The government may be planning to relax housebuilding rules, cutting the number of affordable homes that developers are required to build.
Property Industry Eye stated: “According to The Times, levelling up secretary, Simon Clarke, has written to the prime minister with proposals to boost housebuilding.
“Reforms are said to include raising the threshold at which affordable homes must be built – from developments with 10 houses to those with 40 or even 50 houses – in a bid to boost small and medium-sized developers.
“Clarke is also reported to be considering ending a ban on building 100,000 homes in parts of Norfolk, Hampshire, Devon and the North East designed to protect wetland.”
Expanding the scope of permitted development rights?
Another proposal is to expand ‘permitted development rights’ so people can build extensions or add extra floors to their properties without planning consent. Advantage has previously looked at permitted development rights in a feature for PBC Today.
According to the Guardian, Clarke “will probably claim that creating new houses would be better to grow the British economy than reshuffling assets between older and younger generations, and wants to launch a charm offensive on voters who do not want new developments in their area – which would see him ‘fighting to turn nimbys into yimbys’”.
The Guardian has reportedly seen plans to reduce barriers for developers in England. The proposed measures include a bonfire of red tape pertaining to aspects of housing development such as EU rules, affordable housing, nutrient pollution and biodiversity improvements.
Abandoning the target of building 300,000 new homes a year
According to the Guardian, “government sources also said the target of building 300,000 new homes a year by the mid-2020s had quietly been abandoned. They said it was unlikely to be officially abolished, as it had been a 2019 manifesto pledge, even though Truss hit out over the summer at ‘Soviet-style targets’”.

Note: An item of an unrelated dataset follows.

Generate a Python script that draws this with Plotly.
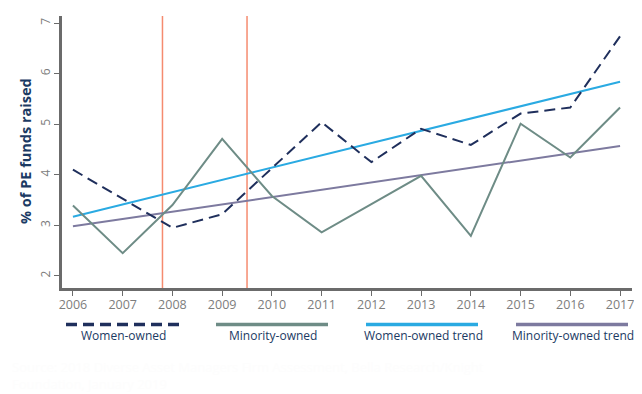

Back in 2019, Advantage wrote that the government was not on track to hit its ambitious housebuilding target, adding: “Housing consultancy Savills warns that the government will miss its target to build 300,000 homes a year by the mid-2020s unless it increases grant funding for affordable housing and stops depending on private sales.”
Advantage’s view
Three years ago, we were writing about whether the government was likely to hit its ambitious housebuilding target. Now it remains to be seen whether there’ll even be a target to work towards. Although the government’s appetite for affordable housebuilding may have declined significantly in recent months, the need for more affordable housing remains. And as the effects of rising inflation and interest rates continue to bite, making it harder for would-be buyers to secure a mortgage, the current (or future) PM is likely to find themselves under pressure to either re-commit to the previous housebuilding targets, or to outline a new plan for affordable housing.